Showing posts with label PERSHING II missiles. Show all posts
Showing posts with label PERSHING II missiles. Show all posts

Thursday, November 11, 2010

Veterans Day, 11 January, 1985

On 11 January 1985, three soldiers of Charlie Battery, 3rd 84th FA(Pershing) were killed in an accident involving a Pershing II Missile stage. SSGT John Leach, SGT Todd A. Zephier, and PFC Darryl L. Shirley, lost their lives on that cold mountainside that morning. I was in Headquarters Company of the 3/84th, and was on a special duty assignment about 15 miles from "Redleg" where the accident occurred that day. I think about those guys all the time, but especially on Veterans Day.

The deployment of the Pershing II Missile in West Germany in the 1980's got everyone riled up, and also got a lot of people interested in seeking new ways to co-exist, without the threat of nuclear bombs as a deterrent. The 56th FA Brigade does not exist anymore. The "START" treaties, and our agreements under those treaties, vastly reduced the number of nuclear weapons we keep and called for their complete removal from Germany. Because of this the 56th was "discontinued."

The Pershing Cable

Key Chain, 3rd BN, 84th FA, 56th FA Brigade

Back of Keychain, Recovered at "Fort Redleg," 17 January 1985
I learned a lot of things at the 3/84th and most of them changed me in ways I still have not grasped. I miss those guys I served with but I never want to see them again because I don't want to think about my friends dead on the ground, incinerated for nothing, their lives gone so we could be the "tip of the spear." We lived in Hitler's old horse stables, and no one wanted us there, but we hung in there and survived that hell. To all vets, their families, and all my friends in and out of the service, take care and remember, always remember.

Sunday, July 25, 2010

The SMLM Card

All the recent news about Russian spies reminded me of my own little piece of cold war history. Just when you thought all that stuff was over, here we are exchanging spies like it's nothing at all.

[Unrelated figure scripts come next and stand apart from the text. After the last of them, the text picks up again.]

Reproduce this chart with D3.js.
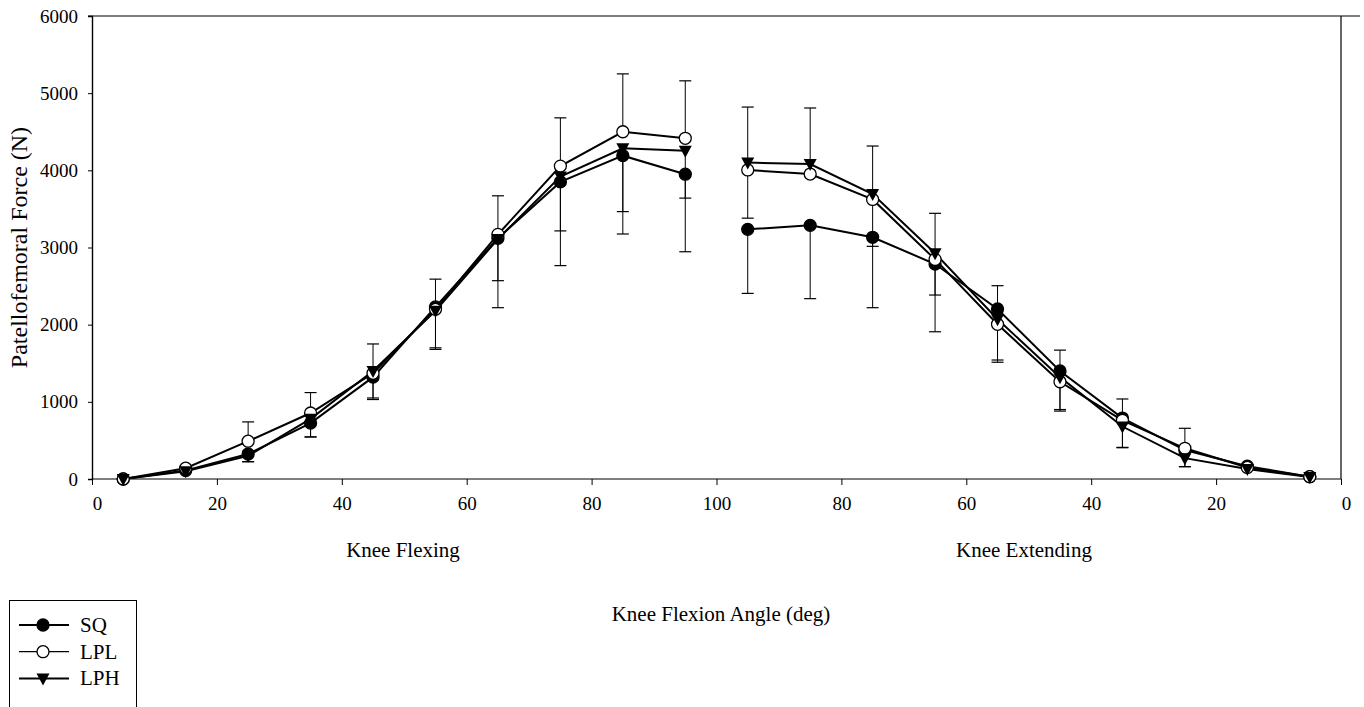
<!DOCTYPE html>
<html>
<head>
<meta charset="utf-8">
<script src="https://cdn.jsdelivr.net/npm/d3@7"></script>
<style>
  body { margin: 0; background: #fff; }
  svg text { font-family: "Liberation Serif", "Times New Roman", serif; fill: #000; }
</style>
</head>
<body>
<svg id="chart" width="1364" height="707"></svg>
<script>
// positions along the axis: 5..95 = knee flexing, 105..195 = knee extending (angle 95..5)
var flexPos = [5, 15, 25, 35, 45, 55, 65, 75, 85, 95];
var extPos = [105, 115, 125, 135, 145, 155, 165, 175, 185, 195];
var xTicks = [0, 20, 40, 60, 80, 100, 120, 140, 160, 180, 200];
var yTicks = [0, 1000, 2000, 3000, 4000, 5000, 6000];

// patellofemoral force (N)
var sqFlex = [0, 110, 324, 725, 1320, 2230, 3120, 3850, 4190, 3950];
var sqExt = [3235, 3287, 3132, 2786, 2203, 1400, 790, 375, 165, 30];
var lplFlex = [0, 140, 490, 855, 1370, 2200, 3170, 4055, 4500, 4415];
var lplExt = [4005, 3952, 3623, 2846, 2005, 1260, 760, 398, 150, 30];
var lphFlex = [0, 100, 300, 780, 1400, 2180, 3110, 3920, 4285, 4255];
var lphExt = [4100, 4082, 3693, 2925, 2070, 1320, 680, 270, 130, 25];

// standard deviations (SQ & LPH drawn downward, LPL upward)
var sqSdFlex = [0, 0, 100, 180, 290, 550, 900, 1085, 1015, 1005];
var sqSdExt = [830, 950, 912, 878, 690, 520, 385, 215, 0, 0];
var lplSdFlex = [0, 0, 250, 265, 380, 390, 500, 625, 750, 745];
var lplSdExt = [815, 856, 692, 597, 500, 410, 277, 259, 0, 0];
var lphSdFlex = [0, 0, 75, 235, 350, 480, 540, 705, 820, 615];
var lphSdExt = [720, 0, 678, 541, 528, 420, 270, 110, 0, 0];

var series = [
    { name: "SQ", flex: sqFlex, ext: sqExt, sdFlex: sqSdFlex, sdExt: sqSdExt, dir: -1, marker: "dot" },
    { name: "LPL", flex: lplFlex, ext: lplExt, sdFlex: lplSdFlex, sdExt: lplSdExt, dir: 1, marker: "open" },
    { name: "LPH", flex: lphFlex, ext: lphExt, sdFlex: lphSdFlex, sdExt: lphSdExt, dir: -1, marker: "tri" }
];

var svg = d3.select("#chart");
var x = d3.scaleLinear().domain([0, 200]).range([92, 1341]);
var y = d3.scaleLinear().domain([0, 6000]).range([479, 16]);

// frame
svg.append("line").attr("x1", 88).attr("x2", 1360).attr("y1", y(6000)).attr("y2", y(6000))
    .attr("stroke", "#000").attr("stroke-width", 1.2);
svg.append("line").attr("x1", x(200)).attr("x2", x(200)).attr("y1", y(6000)).attr("y2", y(0))
    .attr("stroke", "#000").attr("stroke-width", 1.2);

// y axis
var yAxis = d3.axisLeft(y).tickValues(yTicks).tickSize(4).tickPadding(10).tickFormat(d3.format("d"));
var gy = svg.append("g").attr("transform", "translate(" + x(0) + ",0)").call(yAxis);
gy.select(".domain").attr("stroke-width", 1.4);
gy.selectAll("text").style("font-size", "19px");

// x axis
var xAxis = d3.axisBottom(x).tickValues(xTicks).tickSize(6).tickPadding(12)
    .tickFormat(function (d) { return d <= 100 ? d : 200 - d; });
var gx = svg.append("g").attr("transform", "translate(0," + y(0) + ")").call(xAxis);
gx.select(".domain").attr("stroke-width", 1.2).attr("d", "M" + x(0) + ",0H" + x(200));
gx.selectAll("text").style("font-size", "19px")
    .attr("dx", function (d) { return (d === 0 || d === 200) ? 5 : 0; });

// labels
svg.append("text").attr("transform", "translate(27," + y(3000) + ") rotate(-90)")
    .style("text-anchor", "middle").style("font-size", "24px").text("Patellofemoral Force (N)");
svg.append("text").attr("x", 403).attr("y", 557).style("text-anchor", "middle")
    .style("font-size", "21px").text("Knee Flexing");
svg.append("text").attr("x", 1024).attr("y", 557).style("text-anchor", "middle")
    .style("font-size", "21px").text("Knee Extending");
svg.append("text").attr("x", 721).attr("y", 621).style("text-anchor", "middle")
    .style("font-size", "21px").text("Knee Flexion Angle (deg)");

// error bars
var bars = svg.append("g");
series.forEach(function (s) {
    [[flexPos, s.flex, s.sdFlex], [extPos, s.ext, s.sdExt]].forEach(function (p) {
        p[0].forEach(function (pos, i) {
            var sd = p[2][i];
            if (!sd) return;
            var end = p[1][i] + s.dir * sd;
            bars.append("line").attr("x1", x(pos)).attr("x2", x(pos))
                .attr("y1", y(p[1][i])).attr("y2", y(end))
                .attr("stroke", "#000").attr("stroke-width", 1);
            bars.append("line").attr("x1", x(pos) - 6).attr("x2", x(pos) + 6)
                .attr("y1", y(end)).attr("y2", y(end))
                .attr("stroke", "#000").attr("stroke-width", 1.2);
        });
    });
});

// lines
var line = d3.line().x(function (d) { return x(d[0]); }).y(function (d) { return y(d[1]); });
series.forEach(function (s) {
    [[flexPos, s.flex], [extPos, s.ext]].forEach(function (p) {
        var pts = p[0].map(function (pos, i) { return [pos, p[1][i]]; });
        svg.append("path").attr("d", line(pts)).attr("fill", "none")
            .attr("stroke", "#000").attr("stroke-width", 2);
    });
});

// markers
function drawMarker(g, type, cx, cy) {
    if (type === "tri") {
        g.append("path").attr("d", "M" + (cx - 6.5) + "," + (cy - 5) + "L" + (cx + 6.5) + "," + (cy - 5) + "L" + cx + "," + (cy + 7) + "Z")
            .attr("fill", "#000");
    } else {
        g.append("circle").attr("cx", cx).attr("cy", cy).attr("r", 6)
            .attr("fill", type === "dot" ? "#000" : "#fff").attr("stroke", "#000").attr("stroke-width", 1.3);
    }
}
var marks = svg.append("g");
series.forEach(function (s) {
    [[flexPos, s.flex], [extPos, s.ext]].forEach(function (p) {
        p[0].forEach(function (pos, i) { drawMarker(marks, s.marker, x(pos), y(p[1][i])); });
    });
});

// legend
var lg = svg.append("g");
lg.append("rect").attr("x", 9.5).attr("y", 600.5).attr("width", 127).attr("height", 120)
    .attr("fill", "#fff").attr("stroke", "#000").attr("stroke-width", 1);
series.forEach(function (s, i) {
    var ly = 625 + i * 26.7;
    lg.append("line").attr("x1", 19).attr("x2", 69).attr("y1", ly).attr("y2", ly)
        .attr("stroke", "#000").attr("stroke-width", i === 1 ? 1.2 : 2);
    drawMarker(lg, s.marker, 43, ly);
    lg.append("text").attr("x", 80).attr("y", ly + 7).style("font-size", "21px").text(s.name);
});
</script>
</body>
</html>
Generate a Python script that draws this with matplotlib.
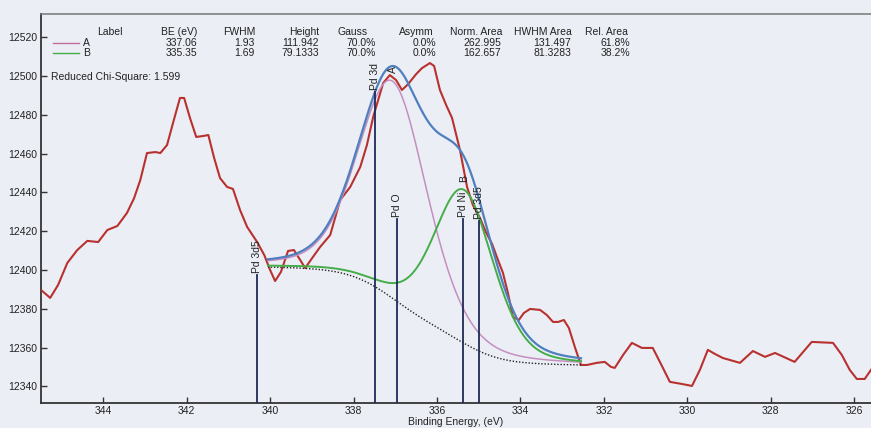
import numpy as np
import matplotlib
matplotlib.use("Agg")
import matplotlib.pyplot as plt

plt.rcParams['font.family'] = ['Liberation Sans', 'DejaVu Sans']

# Measured Pd 3d spectrum (binding energy, counts)
be_raw = [345.49, 345.27, 345.08, 344.86, 344.62, 344.38, 344.12, 343.90, 343.66, 343.43,
          343.26, 343.11, 342.95, 342.75, 342.63, 342.47, 342.32, 342.16, 342.06, 341.92,
          341.77, 341.60, 341.48, 341.34, 341.20, 341.03, 340.89, 340.72, 340.55, 340.31,
          340.14, 340.00, 339.88, 339.74, 339.57, 339.43, 339.28, 339.16, 338.99, 338.80,
          338.56, 338.32, 338.08, 337.84, 337.68, 337.53, 337.29, 337.13, 336.98, 336.84,
          336.69, 336.50, 336.36, 336.17, 336.07, 335.93, 335.78, 335.64, 335.45, 335.28,
          335.14, 334.97, 334.83, 334.68, 334.54, 334.42, 334.30, 334.18, 334.04, 333.92,
          333.77, 333.53, 333.37, 333.22, 333.10, 332.96, 332.84, 332.69, 332.55, 332.41,
          332.17, 331.98, 331.83, 331.74, 331.54, 331.33, 331.09, 330.83, 330.61, 330.42,
          330.13, 329.89, 329.70, 329.51, 329.34, 329.15, 328.74, 328.43, 328.14, 327.90,
          327.43, 327.02, 326.51, 326.30, 326.11, 325.94, 325.75, 325.60]
counts_raw = [12389.7, 12385.6, 12392.3, 12403.6, 12410.3, 12415.0, 12414.4, 12420.6, 12422.7, 12429.4,
              12437.0, 12446.4, 12460.3, 12460.8, 12460.3, 12464.4, 12476.3, 12488.7, 12488.7, 12478.4,
              12468.6, 12469.1, 12469.6, 12457.7, 12447.4, 12442.8, 12441.8, 12430.9, 12422.2, 12414.4,
              12407.7, 12400.0, 12394.3, 12399.0, 12409.8, 12410.3, 12405.2, 12401.0, 12406.2, 12411.9,
              12418.0, 12436.1, 12442.8, 12453.1, 12464.4, 12478.9, 12496.4, 12500.5, 12497.9, 12492.8,
              12495.9, 12501.0, 12504.1, 12506.7, 12505.2, 12492.8, 12485.0, 12478.4, 12461.9, 12442.8,
              12433.5, 12426.8, 12419.6, 12413.4, 12405.2, 12398.5, 12388.1, 12375.8, 12374.2, 12377.8,
              12379.9, 12379.4, 12376.8, 12373.2, 12373.2, 12374.2, 12370.1, 12359.8, 12351.0, 12351.0,
              12352.1, 12352.6, 12350.0, 12349.5, 12356.2, 12362.4, 12359.8, 12359.8, 12350.5, 12342.3,
              12341.2, 12340.2, 12348.5, 12358.8, 12356.7, 12354.6, 12352.1, 12358.2, 12355.2, 12357.2,
              12352.6, 12362.9, 12362.4, 12356.2, 12348.5, 12343.8, 12343.8, 12348.5]

# Fitted components (table values)
peak_labels = ['A', 'B']
peak_be = [337.06, 335.35]
peak_fwhm = [1.93, 1.69]
peak_height = [111.942, 79.1333]
peak_gauss = [0.70, 0.70]
table_be = ['337.06', '335.35']
table_fwhm = ['1.93', '1.69']
table_height = ['111.942', '79.1333']
table_gauss = ['70.0%', '70.0%']
table_asymm = ['0.0%', '0.0%']
table_norm_area = ['262.995', '162.657']
table_hwhm_area = ['131.497', '81.3283']
table_rel_area = ['61.8%', '38.2%']
chi_square = 1.599

# Fit window and Shirley background end levels
fit_high, fit_low = 340.05, 332.55
bg_high, bg_low = 12401.5, 12351.0

# Peak identification markers
marker_be = [340.31, 337.49, 336.96, 335.38, 335.00]
marker_top = [12397.4, 12491.8, 12426.3, 12426.3, 12425.0]
marker_text = ['Pd 3d5', 'Pd 3d', 'Pd O', 'Pd Ni', 'Pd 3d5']

bg_color = '#eceef6'
c_raw = '#b8312f'
c_env = '#4f7fbf'
c_a = '#c48fbf'
c_b = '#45ad48'
c_mark = '#1f2a5a'


def gl(x, center, fwhm, height, gfrac):
    d = (x - center) / fwhm
    g = np.exp(-4 * np.log(2) * d ** 2)
    lz = 1.0 / (1.0 + 4 * d ** 2)
    return height * (gfrac * g + (1 - gfrac) * lz)


x = np.linspace(fit_low, fit_high, 600)
comps = [gl(x, c, f, h, g) for c, f, h, g in zip(peak_be, peak_fwhm, peak_height, peak_gauss)]
total = comps[0] + comps[1]
cum = np.concatenate([[0], np.cumsum(0.5 * (total[1:] + total[:-1]) * np.diff(x))])
shirley = bg_low + (bg_high - bg_low) * cum / cum[-1]

fig = plt.figure(figsize=(8.71, 4.28), dpi=100, facecolor=bg_color)
ax = fig.add_axes([41 / 871, 25 / 428, 830 / 871, 389 / 428], facecolor=bg_color)

ax.plot(be_raw, counts_raw, color=c_raw, lw=1.5, zorder=3)
ax.plot(x, shirley, color='#222222', lw=1.0, ls=(0, (1, 1.3)), zorder=4)
ax.plot(x, shirley + comps[0], color=c_a, lw=1.1, zorder=4)
ax.plot(x, shirley + comps[1], color=c_b, lw=1.4, zorder=4)
ax.plot(x, shirley + total, color=c_env, lw=1.6, zorder=5)

ymin, ymax = 12331.4, 12532.0
ax.set_xlim(345.49, 325.6)
ax.set_ylim(ymin, ymax)

for b, top, t in zip(marker_be, marker_top, marker_text):
    ax.plot([b, b], [ymin, top], color=c_mark, lw=1.3, zorder=6)
    ax.text(b, top + 1.2, t, rotation=90, ha='center', va='bottom', fontsize=7.5,
            color='#222222', zorder=7)

for lab, c, comp in zip(peak_labels, peak_be, comps):
    i = np.argmax(comp)
    ax.text(c, (shirley + comp)[i] + 6, lab, rotation=90, ha='center', va='center',
            fontsize=7.5, color='#222222', zorder=7)

ax.set_xticks([344, 342, 340, 338, 336, 334, 332, 330, 328, 326])
ax.set_yticks([12340, 12360, 12380, 12400, 12420, 12440, 12460, 12480, 12500, 12520])
ax.tick_params(axis='both', labelsize=7.5, length=4, width=1, color='#333333',
               labelcolor='#222222', direction='in', pad=2.5)
ax.set_xlabel('Binding Energy, (eV)', fontsize=7.5, color='#222222', labelpad=0.5)

ax.spines['right'].set_visible(False)
ax.spines['left'].set_color('#333333')
ax.spines['left'].set_linewidth(1.3)
ax.spines['bottom'].set_color('#333333')
ax.spines['bottom'].set_linewidth(1.3)
ax.spines['top'].set_color('#777777')
ax.spines['top'].set_linewidth(1.1)


def fx(px):
    return (px - 41) / 830


def fy(py):
    return (403 - py) / 389


tr = ax.transAxes
fs = 7.5
headers = [('Label', 110, 'center'), ('BE (eV)', 197, 'right'), ('FWHM', 255, 'right'),
           ('Height', 319, 'right'), ('Gauss', 368, 'right'), ('Asymm', 434, 'right'),
           ('Norm. Area', 502, 'right'), ('HWHM Area', 572, 'right'), ('Rel. Area', 628, 'right')]
for t, px, ha in headers:
    ax.text(fx(px), fy(32), t, transform=tr, ha=ha, va='center', fontsize=fs, color='#222222')

cols = [(table_be, 197), (table_fwhm, 255), (table_height, 319), (table_gauss, 376),
        (table_asymm, 436), (table_norm_area, 501), (table_hwhm_area, 571), (table_rel_area, 630)]
row_y = [43, 53]
row_colors = ['#c0709a', c_b]
for r, (lab, py, rc) in enumerate(zip(peak_labels, row_y, row_colors)):
    ax.plot([fx(53), fx(79)], [fy(py), fy(py)], transform=tr, color=rc, lw=1.0, clip_on=False)
    ax.text(fx(83), fy(py), lab, transform=tr, ha='left', va='center', fontsize=fs, color='#222222')
    for vals, px in cols:
        ax.text(fx(px), fy(py), vals[r], transform=tr, ha='right', va='center',
                fontsize=fs, color='#222222')

ax.text(fx(51), fy(77), f'Reduced Chi-Square: {chi_square:.3f}', transform=tr, ha='left',
        va='center', fontsize=fs, color='#222222')

fig.savefig('out.png', dpi=100, facecolor=bg_color)
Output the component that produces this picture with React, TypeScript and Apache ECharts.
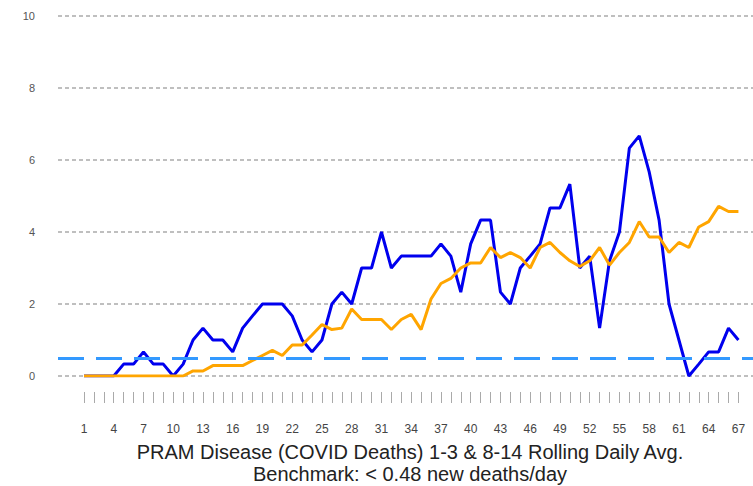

This card, and drink coaster, were not collected at an estate or yard sale but were collected by myself while I was stationed at only one of three PERSHING II nuclear missile sites in West Germany, during the 1980's. The SMLM card basically laid out the rules of engagement on how to handle those stray Russians who wandered into your TRA or PRA. Since every place on our base, and the surrounding area, was a PRA, you had to have one of these with you all the time, just in case.

Soviet Military Liaison Mission Card
This card had been withdrawn by the US Army, and has been classified as obsolete. The base where I was stationed was torn down and is now a small strip mall with light manufacturing and commercial businesses in its place. The money raised from the sale of the base allowed the nearby city to finance a new library, from the proceeds. The drink coaster features the 56 FA Brigade patch and was used at the NCO club located on base. What is funny about this, is very few people owned their own cars and the only time anyone drove was when they were driving an army vehicle.